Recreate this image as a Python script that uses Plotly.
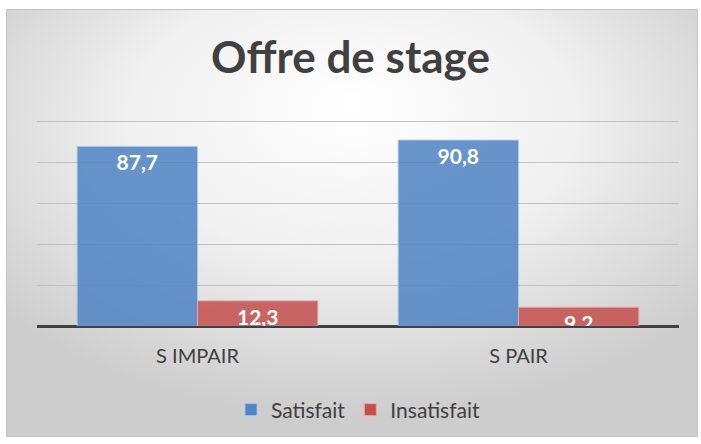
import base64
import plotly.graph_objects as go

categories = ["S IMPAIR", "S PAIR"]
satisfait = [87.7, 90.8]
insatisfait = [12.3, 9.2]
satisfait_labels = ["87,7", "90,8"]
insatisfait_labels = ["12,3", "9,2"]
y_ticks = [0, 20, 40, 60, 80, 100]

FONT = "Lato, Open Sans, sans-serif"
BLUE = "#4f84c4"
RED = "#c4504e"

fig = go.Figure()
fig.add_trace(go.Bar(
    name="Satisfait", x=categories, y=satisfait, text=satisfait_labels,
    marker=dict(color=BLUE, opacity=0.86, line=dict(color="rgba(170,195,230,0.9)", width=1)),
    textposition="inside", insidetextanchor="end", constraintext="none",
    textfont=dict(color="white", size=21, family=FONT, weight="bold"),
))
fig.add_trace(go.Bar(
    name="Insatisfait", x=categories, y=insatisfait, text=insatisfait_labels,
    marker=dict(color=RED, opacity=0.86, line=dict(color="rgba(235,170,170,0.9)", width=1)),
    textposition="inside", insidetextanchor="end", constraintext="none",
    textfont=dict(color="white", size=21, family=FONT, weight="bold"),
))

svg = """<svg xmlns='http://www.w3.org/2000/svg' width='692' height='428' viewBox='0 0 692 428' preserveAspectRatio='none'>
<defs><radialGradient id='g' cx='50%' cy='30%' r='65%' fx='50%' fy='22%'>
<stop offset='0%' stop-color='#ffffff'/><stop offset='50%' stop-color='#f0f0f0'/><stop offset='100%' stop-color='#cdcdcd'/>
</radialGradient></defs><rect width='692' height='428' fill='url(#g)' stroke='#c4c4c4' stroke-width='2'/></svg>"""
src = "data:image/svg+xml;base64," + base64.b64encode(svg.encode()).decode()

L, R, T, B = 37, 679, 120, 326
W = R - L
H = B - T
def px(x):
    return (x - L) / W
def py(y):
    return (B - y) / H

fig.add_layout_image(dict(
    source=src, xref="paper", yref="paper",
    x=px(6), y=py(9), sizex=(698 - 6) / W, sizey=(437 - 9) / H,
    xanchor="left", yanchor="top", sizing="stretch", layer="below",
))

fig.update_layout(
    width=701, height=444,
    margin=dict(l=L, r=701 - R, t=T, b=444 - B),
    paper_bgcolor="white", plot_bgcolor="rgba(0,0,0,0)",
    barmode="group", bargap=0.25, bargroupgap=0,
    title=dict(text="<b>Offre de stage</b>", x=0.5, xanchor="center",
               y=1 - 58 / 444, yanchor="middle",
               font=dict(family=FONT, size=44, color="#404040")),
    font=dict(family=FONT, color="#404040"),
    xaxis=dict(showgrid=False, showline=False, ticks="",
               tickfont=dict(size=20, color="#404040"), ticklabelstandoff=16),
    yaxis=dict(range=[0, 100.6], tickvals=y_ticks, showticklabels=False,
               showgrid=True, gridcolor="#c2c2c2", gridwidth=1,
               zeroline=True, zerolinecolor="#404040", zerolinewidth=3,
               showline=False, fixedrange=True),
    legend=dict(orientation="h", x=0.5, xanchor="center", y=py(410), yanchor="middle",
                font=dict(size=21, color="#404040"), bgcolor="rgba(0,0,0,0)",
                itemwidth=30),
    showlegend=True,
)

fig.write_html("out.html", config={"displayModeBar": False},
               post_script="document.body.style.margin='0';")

-----

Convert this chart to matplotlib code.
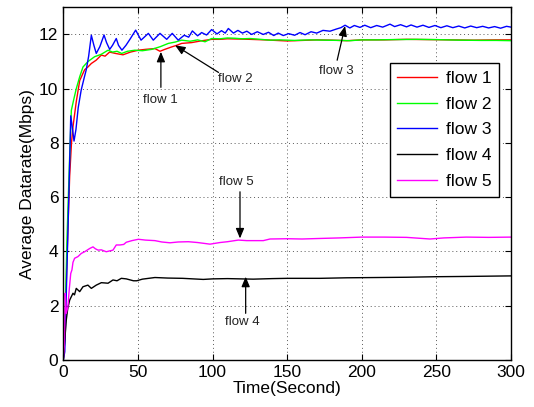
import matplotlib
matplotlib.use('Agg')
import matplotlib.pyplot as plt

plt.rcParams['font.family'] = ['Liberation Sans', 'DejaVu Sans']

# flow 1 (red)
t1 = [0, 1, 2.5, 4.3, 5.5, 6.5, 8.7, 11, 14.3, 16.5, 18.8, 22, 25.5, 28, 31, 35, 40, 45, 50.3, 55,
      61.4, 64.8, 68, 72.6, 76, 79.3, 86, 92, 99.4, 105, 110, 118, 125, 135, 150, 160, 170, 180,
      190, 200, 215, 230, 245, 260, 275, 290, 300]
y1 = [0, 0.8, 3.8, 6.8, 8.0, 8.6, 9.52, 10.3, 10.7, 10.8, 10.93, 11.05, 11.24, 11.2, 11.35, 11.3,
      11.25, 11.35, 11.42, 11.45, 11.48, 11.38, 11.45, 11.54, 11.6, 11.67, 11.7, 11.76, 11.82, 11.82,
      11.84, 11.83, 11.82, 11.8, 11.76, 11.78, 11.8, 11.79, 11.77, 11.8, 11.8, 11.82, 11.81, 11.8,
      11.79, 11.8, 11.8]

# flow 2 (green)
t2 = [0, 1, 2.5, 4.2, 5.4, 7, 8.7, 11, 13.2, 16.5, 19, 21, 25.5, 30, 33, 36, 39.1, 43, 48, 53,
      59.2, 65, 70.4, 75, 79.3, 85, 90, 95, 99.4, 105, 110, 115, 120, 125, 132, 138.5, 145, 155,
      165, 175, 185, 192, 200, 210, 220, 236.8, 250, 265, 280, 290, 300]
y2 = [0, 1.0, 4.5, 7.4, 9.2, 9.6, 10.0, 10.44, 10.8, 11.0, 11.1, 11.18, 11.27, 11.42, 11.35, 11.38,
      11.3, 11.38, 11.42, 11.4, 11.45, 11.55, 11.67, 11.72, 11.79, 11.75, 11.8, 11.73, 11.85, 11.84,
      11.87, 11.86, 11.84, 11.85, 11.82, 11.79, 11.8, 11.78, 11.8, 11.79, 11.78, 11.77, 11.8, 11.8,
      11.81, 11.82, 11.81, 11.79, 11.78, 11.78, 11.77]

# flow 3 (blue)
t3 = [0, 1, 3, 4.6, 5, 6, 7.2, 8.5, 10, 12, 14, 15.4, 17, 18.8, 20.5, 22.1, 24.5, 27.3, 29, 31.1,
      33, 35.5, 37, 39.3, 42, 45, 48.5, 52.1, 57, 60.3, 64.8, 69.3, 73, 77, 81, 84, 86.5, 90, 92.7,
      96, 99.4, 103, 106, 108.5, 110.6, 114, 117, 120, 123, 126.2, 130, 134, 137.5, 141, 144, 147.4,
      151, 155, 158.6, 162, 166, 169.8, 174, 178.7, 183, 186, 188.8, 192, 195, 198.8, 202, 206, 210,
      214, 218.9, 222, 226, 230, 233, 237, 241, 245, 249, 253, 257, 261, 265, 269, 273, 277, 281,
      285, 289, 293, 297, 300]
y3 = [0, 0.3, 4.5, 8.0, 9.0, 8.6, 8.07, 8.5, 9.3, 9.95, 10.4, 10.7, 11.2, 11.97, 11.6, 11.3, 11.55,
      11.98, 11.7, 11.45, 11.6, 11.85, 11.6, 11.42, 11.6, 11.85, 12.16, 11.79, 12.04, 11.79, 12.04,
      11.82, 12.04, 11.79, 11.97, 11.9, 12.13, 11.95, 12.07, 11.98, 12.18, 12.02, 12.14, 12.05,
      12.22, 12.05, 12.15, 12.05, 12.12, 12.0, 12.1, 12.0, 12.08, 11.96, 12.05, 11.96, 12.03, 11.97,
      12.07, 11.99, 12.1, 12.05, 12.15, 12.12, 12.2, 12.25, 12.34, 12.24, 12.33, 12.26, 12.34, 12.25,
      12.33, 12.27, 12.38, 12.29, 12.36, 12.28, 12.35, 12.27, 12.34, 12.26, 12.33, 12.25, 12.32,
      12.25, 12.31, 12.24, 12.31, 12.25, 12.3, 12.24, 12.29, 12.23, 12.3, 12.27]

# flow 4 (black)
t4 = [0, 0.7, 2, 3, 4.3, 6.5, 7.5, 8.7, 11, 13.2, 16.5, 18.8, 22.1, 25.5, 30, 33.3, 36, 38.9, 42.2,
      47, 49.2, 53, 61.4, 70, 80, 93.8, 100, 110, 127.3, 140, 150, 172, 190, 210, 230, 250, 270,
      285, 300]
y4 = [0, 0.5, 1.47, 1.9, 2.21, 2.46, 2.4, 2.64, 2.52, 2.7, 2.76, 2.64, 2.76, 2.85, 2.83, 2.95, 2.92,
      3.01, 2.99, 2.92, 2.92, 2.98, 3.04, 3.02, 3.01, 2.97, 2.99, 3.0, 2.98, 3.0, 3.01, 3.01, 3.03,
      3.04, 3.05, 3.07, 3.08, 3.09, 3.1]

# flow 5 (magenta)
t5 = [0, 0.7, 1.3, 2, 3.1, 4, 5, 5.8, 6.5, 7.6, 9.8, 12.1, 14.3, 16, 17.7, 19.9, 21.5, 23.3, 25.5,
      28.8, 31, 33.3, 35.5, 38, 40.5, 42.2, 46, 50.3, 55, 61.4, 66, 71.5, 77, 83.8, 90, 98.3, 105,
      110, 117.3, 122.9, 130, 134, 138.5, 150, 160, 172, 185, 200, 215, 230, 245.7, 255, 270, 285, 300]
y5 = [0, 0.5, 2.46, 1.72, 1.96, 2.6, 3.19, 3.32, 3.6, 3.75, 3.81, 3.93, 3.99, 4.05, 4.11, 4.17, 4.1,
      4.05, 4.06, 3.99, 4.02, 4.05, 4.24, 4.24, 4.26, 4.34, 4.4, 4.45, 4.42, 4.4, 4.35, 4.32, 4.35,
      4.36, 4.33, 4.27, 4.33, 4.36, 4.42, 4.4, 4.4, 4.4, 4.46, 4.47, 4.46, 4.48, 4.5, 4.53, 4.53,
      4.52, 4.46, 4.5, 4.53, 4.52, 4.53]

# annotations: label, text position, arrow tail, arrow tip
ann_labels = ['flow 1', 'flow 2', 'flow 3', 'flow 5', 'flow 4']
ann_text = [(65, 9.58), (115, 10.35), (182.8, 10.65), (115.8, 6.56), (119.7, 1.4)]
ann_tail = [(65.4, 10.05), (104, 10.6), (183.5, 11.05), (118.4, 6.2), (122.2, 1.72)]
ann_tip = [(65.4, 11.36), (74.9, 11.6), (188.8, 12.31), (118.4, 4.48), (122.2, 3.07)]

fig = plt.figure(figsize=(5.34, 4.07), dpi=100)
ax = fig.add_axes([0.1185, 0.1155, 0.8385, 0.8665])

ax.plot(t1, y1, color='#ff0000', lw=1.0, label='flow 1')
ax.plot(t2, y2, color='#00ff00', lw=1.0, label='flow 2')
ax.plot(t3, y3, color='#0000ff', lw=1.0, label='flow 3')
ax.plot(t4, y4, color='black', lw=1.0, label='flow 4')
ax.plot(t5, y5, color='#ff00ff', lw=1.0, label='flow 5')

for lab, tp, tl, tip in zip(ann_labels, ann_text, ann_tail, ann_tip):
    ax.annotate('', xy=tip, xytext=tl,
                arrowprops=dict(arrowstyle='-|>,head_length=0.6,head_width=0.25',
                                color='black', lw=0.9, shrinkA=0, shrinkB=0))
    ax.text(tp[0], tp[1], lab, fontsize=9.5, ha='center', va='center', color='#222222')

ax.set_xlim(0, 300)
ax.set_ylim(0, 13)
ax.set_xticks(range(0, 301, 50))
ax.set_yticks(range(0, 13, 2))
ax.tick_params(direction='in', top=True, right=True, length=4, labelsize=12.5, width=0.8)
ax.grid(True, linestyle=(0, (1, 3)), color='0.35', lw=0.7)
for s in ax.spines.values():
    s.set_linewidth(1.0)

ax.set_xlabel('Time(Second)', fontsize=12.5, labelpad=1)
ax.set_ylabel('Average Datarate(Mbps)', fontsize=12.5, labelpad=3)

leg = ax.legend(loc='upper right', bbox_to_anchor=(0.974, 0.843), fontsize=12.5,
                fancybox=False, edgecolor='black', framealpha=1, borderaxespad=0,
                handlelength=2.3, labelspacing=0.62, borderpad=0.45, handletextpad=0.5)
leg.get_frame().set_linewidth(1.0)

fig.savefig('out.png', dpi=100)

-----

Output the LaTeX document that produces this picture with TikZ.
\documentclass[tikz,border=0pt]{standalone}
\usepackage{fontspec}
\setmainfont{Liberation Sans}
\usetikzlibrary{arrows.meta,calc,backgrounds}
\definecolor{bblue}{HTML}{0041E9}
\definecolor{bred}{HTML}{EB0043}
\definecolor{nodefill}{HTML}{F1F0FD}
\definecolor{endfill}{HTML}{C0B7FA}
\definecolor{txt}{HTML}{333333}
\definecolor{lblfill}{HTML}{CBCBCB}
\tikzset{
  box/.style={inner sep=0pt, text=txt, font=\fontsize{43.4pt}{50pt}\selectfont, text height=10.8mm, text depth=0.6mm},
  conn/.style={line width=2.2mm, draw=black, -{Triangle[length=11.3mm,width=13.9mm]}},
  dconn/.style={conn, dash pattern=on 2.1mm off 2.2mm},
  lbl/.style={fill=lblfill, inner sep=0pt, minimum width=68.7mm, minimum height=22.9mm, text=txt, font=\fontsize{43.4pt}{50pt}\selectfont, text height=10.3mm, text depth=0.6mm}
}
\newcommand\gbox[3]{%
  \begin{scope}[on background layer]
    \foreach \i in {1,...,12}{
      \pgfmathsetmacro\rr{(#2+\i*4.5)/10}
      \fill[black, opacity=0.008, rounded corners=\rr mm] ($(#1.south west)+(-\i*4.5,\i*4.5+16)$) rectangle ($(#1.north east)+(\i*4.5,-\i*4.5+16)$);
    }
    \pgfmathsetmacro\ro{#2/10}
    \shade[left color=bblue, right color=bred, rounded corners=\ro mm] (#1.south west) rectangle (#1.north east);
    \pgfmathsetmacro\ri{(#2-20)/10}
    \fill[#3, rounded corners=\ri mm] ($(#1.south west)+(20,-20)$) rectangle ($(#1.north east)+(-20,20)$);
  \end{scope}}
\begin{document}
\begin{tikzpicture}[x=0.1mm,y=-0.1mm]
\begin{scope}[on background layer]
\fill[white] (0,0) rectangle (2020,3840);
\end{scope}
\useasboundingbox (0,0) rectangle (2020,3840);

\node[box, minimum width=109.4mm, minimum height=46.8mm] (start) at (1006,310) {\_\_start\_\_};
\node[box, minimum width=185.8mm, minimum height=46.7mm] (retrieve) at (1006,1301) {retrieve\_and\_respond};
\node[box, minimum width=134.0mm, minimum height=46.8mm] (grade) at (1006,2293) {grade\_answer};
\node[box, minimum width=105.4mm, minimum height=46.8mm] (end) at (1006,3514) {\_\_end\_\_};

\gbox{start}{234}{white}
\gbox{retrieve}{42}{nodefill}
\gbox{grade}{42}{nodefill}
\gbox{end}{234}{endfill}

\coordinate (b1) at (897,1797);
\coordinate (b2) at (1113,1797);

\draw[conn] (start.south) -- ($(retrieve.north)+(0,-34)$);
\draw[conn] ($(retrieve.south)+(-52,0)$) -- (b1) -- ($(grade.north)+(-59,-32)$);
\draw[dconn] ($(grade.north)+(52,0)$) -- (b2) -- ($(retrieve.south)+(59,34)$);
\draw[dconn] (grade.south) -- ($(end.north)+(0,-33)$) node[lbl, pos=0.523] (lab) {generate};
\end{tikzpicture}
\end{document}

-----

- [Prompt]
Above are some records; extract exactly the lines from the one containing "Convert this chart to matplotlib code." through the one containing "11.79, 11.8, 11.8]" and drop the pictures.

- [Full response]
Convert this chart to matplotlib code.
import matplotlib
matplotlib.use('Agg')
import matplotlib.pyplot as plt

plt.rcParams['font.family'] = ['Liberation Sans', 'DejaVu Sans']

# flow 1 (red)
t1 = [0, 1, 2.5, 4.3, 5.5, 6.5, 8.7, 11, 14.3, 16.5, 18.8, 22, 25.5, 28, 31, 35, 40, 45, 50.3, 55,
      61.4, 64.8, 68, 72.6, 76, 79.3, 86, 92, 99.4, 105, 110, 118, 125, 135, 150, 160, 170, 180,
      190, 200, 215, 230, 245, 260, 275, 290, 300]
y1 = [0, 0.8, 3.8, 6.8, 8.0, 8.6, 9.52, 10.3, 10.7, 10.8, 10.93, 11.05, 11.24, 11.2, 11.35, 11.3,
      11.25, 11.35, 11.42, 11.45, 11.48, 11.38, 11.45, 11.54, 11.6, 11.67, 11.7, 11.76, 11.82, 11.82,
      11.84, 11.83, 11.82, 11.8, 11.76, 11.78, 11.8, 11.79, 11.77, 11.8, 11.8, 11.82, 11.81, 11.8,
      11.79, 11.8, 11.8]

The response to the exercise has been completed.